:: Data block

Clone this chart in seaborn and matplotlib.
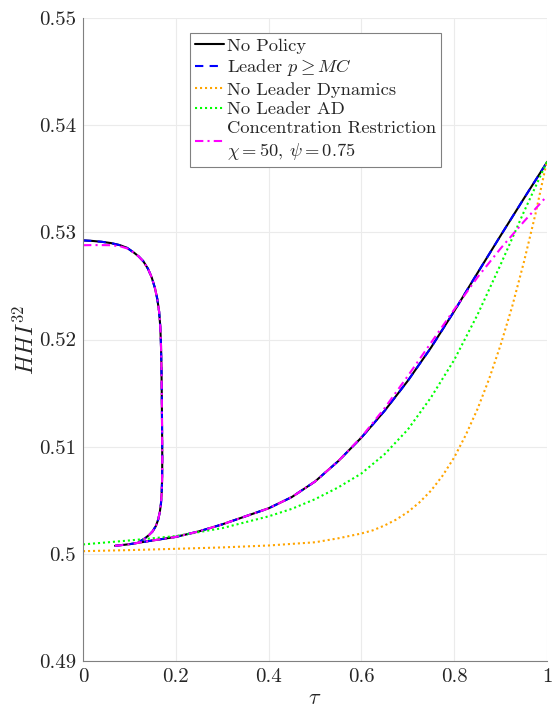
import numpy as np
import pandas as pd
import matplotlib
matplotlib.use("Agg")
import matplotlib.pyplot as plt
import seaborn as sns

# ---------------- data ----------------
# No Policy (black) -- upper branch with fold, then lower branch
np_tau_up = [0.0, 0.02, 0.04, 0.06, 0.08, 0.095, 0.11, 0.12, 0.13, 0.14, 0.148, 0.155,
             0.16, 0.164, 0.1665, 0.168, 0.169, 0.1697, 0.1703, 0.1708, 0.1705, 0.1695,
             0.168, 0.1655, 0.162, 0.157, 0.15, 0.142, 0.132, 0.12]
np_hhi_up = [0.52925, 0.5292, 0.52912, 0.529, 0.5288, 0.52855, 0.5281, 0.52775, 0.5273,
             0.5266, 0.5258, 0.5248, 0.5238, 0.5226, 0.5212, 0.5195, 0.5175, 0.515,
             0.512, 0.509, 0.507, 0.5057, 0.5047, 0.5039, 0.5032, 0.5026, 0.5021,
             0.50175, 0.5014, 0.5011]
np_tau_lo = [0.069, 0.1, 0.15, 0.2, 0.25, 0.3, 0.35, 0.4, 0.45, 0.5, 0.55, 0.6, 0.65,
             0.7, 0.75, 0.8, 0.85, 0.9, 0.95, 1.0]
np_hhi_lo = [0.50075, 0.5009, 0.50125, 0.50158, 0.5021, 0.50275, 0.5035, 0.50425, 0.5053,
             0.50675, 0.50865, 0.51085, 0.51335, 0.51615, 0.51925, 0.52265, 0.5262,
             0.5297, 0.53315, 0.53655]

# Leader p >= MC (blue dashed) -- coincides with No Policy
ld_tau_up = np_tau_up
ld_hhi_up = np_hhi_up
ld_tau_lo = np_tau_lo
ld_hhi_lo = np_hhi_lo

# No Leader Dynamics (orange dotted)
nd_tau = [0.0, 0.1, 0.2, 0.3, 0.4, 0.5, 0.55, 0.6, 0.625, 0.65, 0.675, 0.7, 0.725, 0.75,
          0.775, 0.8, 0.825, 0.85, 0.875, 0.9, 0.925, 0.95, 0.975, 1.0]
nd_hhi = [0.50025, 0.50035, 0.50047, 0.5006, 0.50078, 0.50108, 0.50145, 0.5019, 0.5022,
          0.50265, 0.5032, 0.5039, 0.5048, 0.5059, 0.5073, 0.5090, 0.5111, 0.5135,
          0.5163, 0.5195, 0.5231, 0.5272, 0.5317, 0.5367]

# No Leader AD (green dotted)
na_tau = [0.0, 0.1, 0.2, 0.3, 0.4, 0.45, 0.5, 0.55, 0.6, 0.65, 0.7, 0.75, 0.8, 0.85,
          0.9, 0.95, 1.0]
na_hhi = [0.50088, 0.50125, 0.50166, 0.5024, 0.5035, 0.5042, 0.5051, 0.5062, 0.5075,
          0.5093, 0.5116, 0.5146, 0.5181, 0.5223, 0.5270, 0.5319, 0.5366]

# Concentration Restriction (magenta dash-dot)
cr_tau_up = np_tau_up
cr_hhi_up = [0.5288, 0.52881, 0.52881, 0.5288, 0.5287, 0.5285, 0.5281, 0.52775, 0.5273,
             0.5266, 0.5258, 0.5248, 0.5238, 0.5226, 0.5212, 0.5195, 0.5175, 0.515,
             0.512, 0.509, 0.507, 0.5057, 0.5047, 0.5039, 0.5032, 0.5026, 0.5021,
             0.50175, 0.5014, 0.5011]
cr_tau_lo = np_tau_lo
cr_hhi_lo = [0.50075, 0.5009, 0.50125, 0.50158, 0.5021, 0.50275, 0.5035, 0.50425, 0.5053,
             0.50675, 0.50865, 0.5109, 0.5136, 0.5166, 0.5197, 0.5228, 0.5258, 0.5285,
             0.5310, 0.5334]

labels = ["No Policy", r"Leader $p \geq MC$", "No Leader Dynamics", "No Leader AD",
          "Concentration Restriction\n" + r"$\chi = 50$, $\psi = 0.75$"]

x_ticks = [0, 0.2, 0.4, 0.6, 0.8, 1]
x_tick_labels = ["0", "0.2", "0.4", "0.6", "0.8", "1"]
y_ticks = [0.49, 0.50, 0.51, 0.52, 0.53, 0.54, 0.55]
y_tick_labels = ["0.49", "0.5", "0.51", "0.52", "0.53", "0.54", "0.55"]

# ---------------- style ----------------
sns.set_style("whitegrid")
plt.rcParams["font.family"] = ["cmr10", "DejaVu Serif"]
plt.rcParams["mathtext.fontset"] = "cm"
plt.rcParams["axes.formatter.use_mathtext"] = True

fig = plt.figure(figsize=(5.52, 7.15), dpi=100)
ax = fig.add_axes([0.1504, 0.0755, 0.8406, 0.8993])

lw = 1.5
series = [
    (labels[0], [(np_tau_up, np_hhi_up), (np_tau_lo, np_hhi_lo)], "black", "-"),
    (labels[1], [(ld_tau_up, ld_hhi_up), (ld_tau_lo, ld_hhi_lo)], "#0000FF", (0, (4, 3))),
    (labels[2], [(nd_tau, nd_hhi)], "#FFA500", (0, (1, 1.4))),
    (labels[3], [(na_tau, na_hhi)], "#00FF00", (0, (1, 1.4))),
    (labels[4], [(cr_tau_up, cr_hhi_up), (cr_tau_lo, cr_hhi_lo)], "#FF00FF", (0, (4, 2, 1, 2))),
]

handles = []
for lab, segs, col, ls in series:
    for t, h in segs:
        df = pd.DataFrame({"tau": t, "hhi": h})
        sns.lineplot(data=df, x="tau", y="hhi", ax=ax, sort=False, estimator=None,
                     color=col, linestyle=ls, linewidth=lw)
    handles.append(matplotlib.lines.Line2D([], [], color=col, linestyle=ls, linewidth=lw))

ax.set_xlim(0, 1)
ax.set_ylim(0.49, 0.55)
ax.set_xticks(x_ticks)
ax.set_xticklabels(x_tick_labels)
ax.set_yticks(y_ticks)
ax.set_yticklabels(y_tick_labels)

ax.grid(True, color="#ebebeb", linewidth=0.8)
for s in ["top", "right"]:
    ax.spines[s].set_visible(False)
for s in ["left", "bottom"]:
    ax.spines[s].set_color("#808080")
    ax.spines[s].set_linewidth(0.8)
ax.tick_params(axis="both", direction="in", length=5, width=0.8, color="#808080",
               labelsize=15, labelcolor="#262626", pad=5)

ax.set_xlabel(r"$\tau$", fontsize=16, color="#262626", labelpad=2)
ax.set_ylabel(r"$HHI^{32}$", fontsize=17, color="#262626", labelpad=0)

leg = ax.legend(handles, labels, loc="upper left", bbox_to_anchor=(0.2306, 0.9767),
                borderaxespad=0, fontsize=13.3, frameon=True, fancybox=False,
                handlelength=1.6, handletextpad=0.15, labelspacing=0.2,
                borderpad=0.25, framealpha=1)
leg.get_texts()[4].set_linespacing(1.3)
leg.get_frame().set_edgecolor("#808080")
leg.get_frame().set_linewidth(0.8)

fig.savefig("out.png", dpi=100)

::::

_The exercise:_ Exactly as they appear, print the lines of the listing above from its first line through the line that contains "import seaborn as sns", minus the pictures.

_Solution for this task:_
Clone this chart in seaborn and matplotlib.
import numpy as np
import pandas as pd
import matplotlib
matplotlib.use("Agg")
import matplotlib.pyplot as plt
import seaborn as sns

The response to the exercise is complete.